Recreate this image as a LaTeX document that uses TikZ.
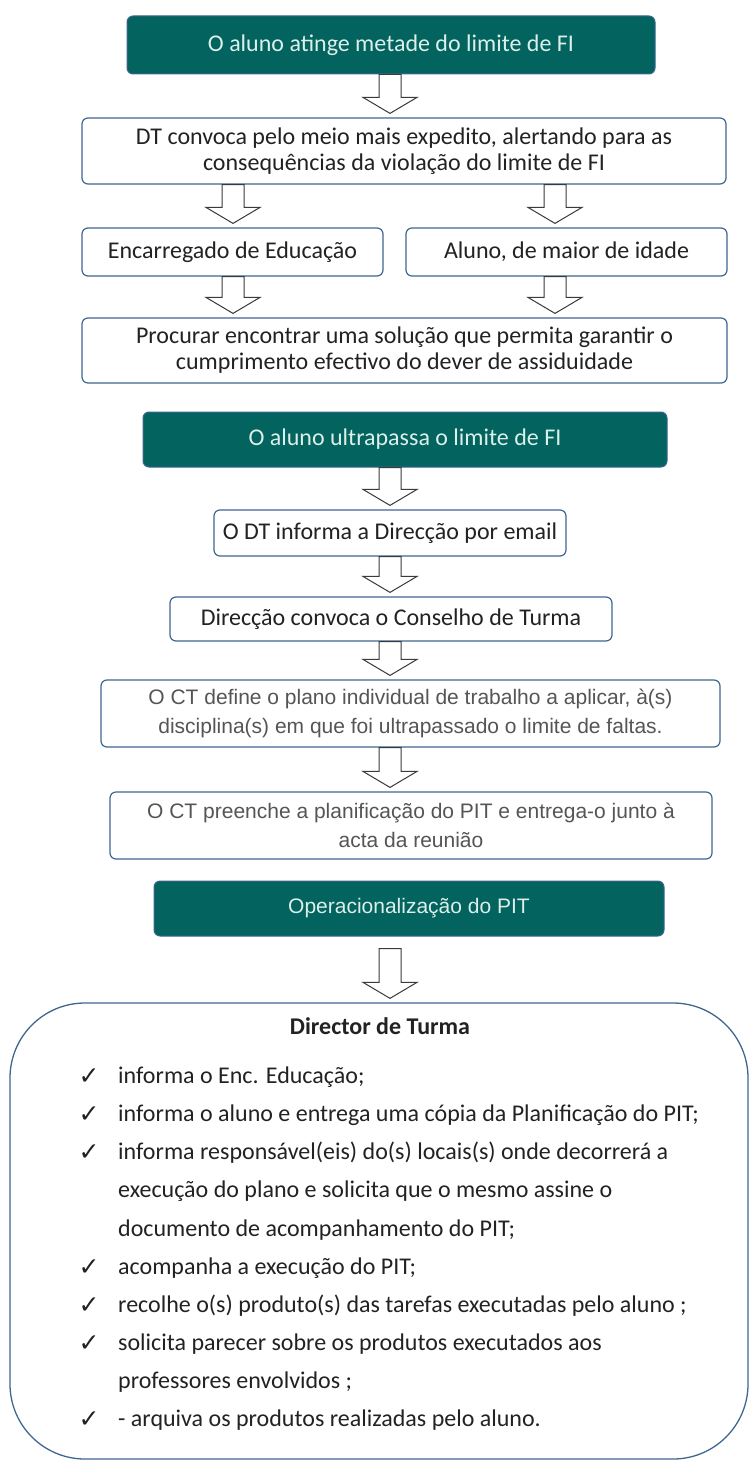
\documentclass[tikz,border=0pt]{standalone}
\usepackage{fontspec}
\setmainfont{Carlito}
\newfontfamily\arialfont{Liberation Sans}
\newfontfamily\checkfont{DejaVu Sans}
\usetikzlibrary{calc}
\definecolor{tealbox}{HTML}{02635F}
\definecolor{tealtext}{HTML}{DCEFEA}
\definecolor{edge}{HTML}{3F6690}
\definecolor{ink}{HTML}{222222}
\definecolor{greyink}{HTML}{555555}
\definecolor{arrowline}{HTML}{3A3A3A}
% hollow block arrow: [gap at top]{x}{from}{to}
\newcommand{\blkarrow}[4][0pt]{%
 \draw[hollow] let \p1=(#3.south), \p2=(#4.north) in
  (#2pt-11pt,\y1-#1) -- (#2pt-11pt,\y2+20pt) -- (#2pt-27pt,\y2+20pt)
  -- (#2pt,\y2+4pt) -- (#2pt+27pt,\y2+20pt) -- (#2pt+11pt,\y2+20pt)
  -- (#2pt+11pt,\y1-#1) -- cycle;}

\begin{document}
\begin{tikzpicture}[x=1pt,y=-1pt,
 every node/.style={font=\fontsize{24}{26}\selectfont,text=ink},
 teal/.style={rounded corners=6,fill=tealbox,draw=edge,line width=1,text=tealtext},
 flow/.style={rounded corners=6,draw=edge,line width=1.2,fill=white,align=center},
 flowgrey/.style={flow,text=greyink,font=\arialfont\fontsize{21}{29}\selectfont},
 hollow/.style={draw=arrowline,fill=white,line width=1}]
\useasboundingbox (0,0) rectangle (749,1461);
\node[teal,minimum width=528,minimum height=58] (half) at (391,45) {O aluno atinge metade do limite de FI};
\node[flow,minimum width=644,minimum height=66] (warn) at (404,151) {DT convoca pelo meio mais expedito, alertando para as\\consequências da violação do limite de FI};
\node[flow,minimum width=301,minimum height=48] (parent) at (232.5,252) {Encarregado de Educação};
\node[flow,minimum width=321,minimum height=48] (adult) at (566.5,252) {Aluno, de maior de idade};
\node[flow,minimum width=645,minimum height=65] (solve) at (404.5,350.5) {Procurar encontrar uma solução que permita garantir o\\cumprimento efectivo do dever de assiduidade};
\node[teal,minimum width=524,minimum height=55] (over) at (405,439.5) {O aluno ultrapassa o limite de FI};
\node[flow,minimum width=352,minimum height=46] (email) at (390,533) {O DT informa a Direcção por email};
\node[flow,minimum width=442,minimum height=44] (council) at (391,619) {Direcção convoca o Conselho de Turma};
\node[flowgrey,minimum width=619,minimum height=67] (plan) at (410.5,713.5) {O CT define o plano individual de trabalho a aplicar, à(s)\\disciplina(s) em que foi ultrapassado o limite de faltas.};
\node[flowgrey,minimum width=602,minimum height=67] (fill) at (411,825.5) {O CT preenche a planificação do PIT e entrega-o junto à\\acta da reunião};
\node[teal,minimum width=510,minimum height=55,font=\arialfont\fontsize{21}{24}\selectfont] (pit) at (409,908.5) {Operacionalização do PIT};
\node[draw=edge,line width=1.3,rounded corners=75,minimum width=738,minimum height=456] (dt) at (379,1231) {};
\node[font=\bfseries\fontsize{24}{26}\selectfont] (dttitle) at (380,1026) {Director de Turma};

\blkarrow{390}{half}{warn}
\blkarrow{233}{warn}{parent}
\blkarrow{555}{warn}{adult}
\blkarrow{233}{parent}{solve}
\blkarrow{555}{adult}{solve}
\blkarrow{390}{over}{email}
\blkarrow{390}{email}{council}
\blkarrow{390}{council}{plan}
\blkarrow{390}{plan}{fill}
\blkarrow[12pt]{390}{pit}{dt}

\foreach \y in {1077,1115,1153,1268,1306,1344,1420}
  \node[font=\checkfont\fontsize{25}{26}\selectfont] (chk\y) at (89,\y) {✓};
\foreach \y/\txt in {1077/{informa o Enc. Educação;},
 1115/{informa o aluno e entrega uma cópia da Planificação do PIT;},
 1153/{informa responsável(eis) do(s) locais(s) onde decorrerá a},
 1191/{execução do plano e solicita que o mesmo assine o},
 1230/{documento de acompanhamento do PIT;},
 1268/{acompanha a execução do PIT;},
 1306/{recolhe o(s) produto(s) das tarefas executadas pelo aluno ;},
 1344/{solicita parecer sobre os produtos executados aos},
 1382/{professores envolvidos ;},
 1420/{- arquiva os produtos realizadas pelo aluno.}}
  \node[anchor=west,inner sep=0] (item\y) at (118,\y) {\txt};
\end{tikzpicture}
\end{document}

Written request: Make an exact copy of the data, leaving its pictures out.

Exercise result:
Recreate this image as a LaTeX document that uses TikZ.
\documentclass[tikz,border=0pt]{standalone}
\usepackage{fontspec}
\setmainfont{Carlito}
\newfontfamily\arialfont{Liberation Sans}
\newfontfamily\checkfont{DejaVu Sans}
\usetikzlibrary{calc}
\definecolor{tealbox}{HTML}{02635F}
\definecolor{tealtext}{HTML}{DCEFEA}
\definecolor{edge}{HTML}{3F6690}
\definecolor{ink}{HTML}{222222}
\definecolor{greyink}{HTML}{555555}
\definecolor{arrowline}{HTML}{3A3A3A}
% hollow block arrow: [gap at top]{x}{from}{to}
\newcommand{\blkarrow}[4][0pt]{%
 \draw[hollow] let \p1=(#3.south), \p2=(#4.north) in
  (#2pt-11pt,\y1-#1) -- (#2pt-11pt,\y2+20pt) -- (#2pt-27pt,\y2+20pt)
  -- (#2pt,\y2+4pt) -- (#2pt+27pt,\y2+20pt) -- (#2pt+11pt,\y2+20pt)
  -- (#2pt+11pt,\y1-#1) -- cycle;}

\begin{document}
\begin{tikzpicture}[x=1pt,y=-1pt,
 every node/.style={font=\fontsize{24}{26}\selectfont,text=ink},
 teal/.style={rounded corners=6,fill=tealbox,draw=edge,line width=1,text=tealtext},
 flow/.style={rounded corners=6,draw=edge,line width=1.2,fill=white,align=center},
 flowgrey/.style={flow,text=greyink,font=\arialfont\fontsize{21}{29}\selectfont},
 hollow/.style={draw=arrowline,fill=white,line width=1}]
\useasboundingbox (0,0) rectangle (749,1461);
\node[teal,minimum width=528,minimum height=58] (half) at (391,45) {O aluno atinge metade do limite de FI};
\node[flow,minimum width=644,minimum height=66] (warn) at (404,151) {DT convoca pelo meio mais expedito, alertando para as\\consequências da violação do limite de FI};
\node[flow,minimum width=301,minimum height=48] (parent) at (232.5,252) {Encarregado de Educação};
\node[flow,minimum width=321,minimum height=48] (adult) at (566.5,252) {Aluno, de maior de idade};
\node[flow,minimum width=645,minimum height=65] (solve) at (404.5,350.5) {Procurar encontrar uma solução que permita garantir o\\cumprimento efectivo do dever de assiduidade};
\node[teal,minimum width=524,minimum height=55] (over) at (405,439.5) {O aluno ultrapassa o limite de FI};
\node[flow,minimum width=352,minimum height=46] (email) at (390,533) {O DT informa a Direcção por email};
\node[flow,minimum width=442,minimum height=44] (council) at (391,619) {Direcção convoca o Conselho de Turma};
\node[flowgrey,minimum width=619,minimum height=67] (plan) at (410.5,713.5) {O CT define o plano individual de trabalho a aplicar, à(s)\\disciplina(s) em que foi ultrapassado o limite de faltas.};
\node[flowgrey,minimum width=602,minimum height=67] (fill) at (411,825.5) {O CT preenche a planificação do PIT e entrega-o junto à\\acta da reunião};
\node[teal,minimum width=510,minimum height=55,font=\arialfont\fontsize{21}{24}\selectfont] (pit) at (409,908.5) {Operacionalização do PIT};
\node[draw=edge,line width=1.3,rounded corners=75,minimum width=738,minimum height=456] (dt) at (379,1231) {};
\node[font=\bfseries\fontsize{24}{26}\selectfont] (dttitle) at (380,1026) {Director de Turma};

\blkarrow{390}{half}{warn}
\blkarrow{233}{warn}{parent}
\blkarrow{555}{warn}{adult}
\blkarrow{233}{parent}{solve}
\blkarrow{555}{adult}{solve}
\blkarrow{390}{over}{email}
\blkarrow{390}{email}{council}
\blkarrow{390}{council}{plan}
\blkarrow{390}{plan}{fill}
\blkarrow[12pt]{390}{pit}{dt}

\foreach \y in {1077,1115,1153,1268,1306,1344,1420}
  \node[font=\checkfont\fontsize{25}{26}\selectfont] (chk\y) at (89,\y) {✓};
\foreach \y/\txt in {1077/{informa o Enc. Educação;},
 1115/{informa o aluno e entrega uma cópia da Planificação do PIT;},
 1153/{informa responsável(eis) do(s) locais(s) onde decorrerá a},
 1191/{execução do plano e solicita que o mesmo assine o},
 1230/{documento de acompanhamento do PIT;},
 1268/{acompanha a execução do PIT;},
 1306/{recolhe o(s) produto(s) das tarefas executadas pelo aluno ;},
 1344/{solicita parecer sobre os produtos executados aos},
 1382/{professores envolvidos ;},
 1420/{- arquiva os produtos realizadas pelo aluno.}}
  \node[anchor=west,inner sep=0] (item\y) at (118,\y) {\txt};
\end{tikzpicture}
\end{document}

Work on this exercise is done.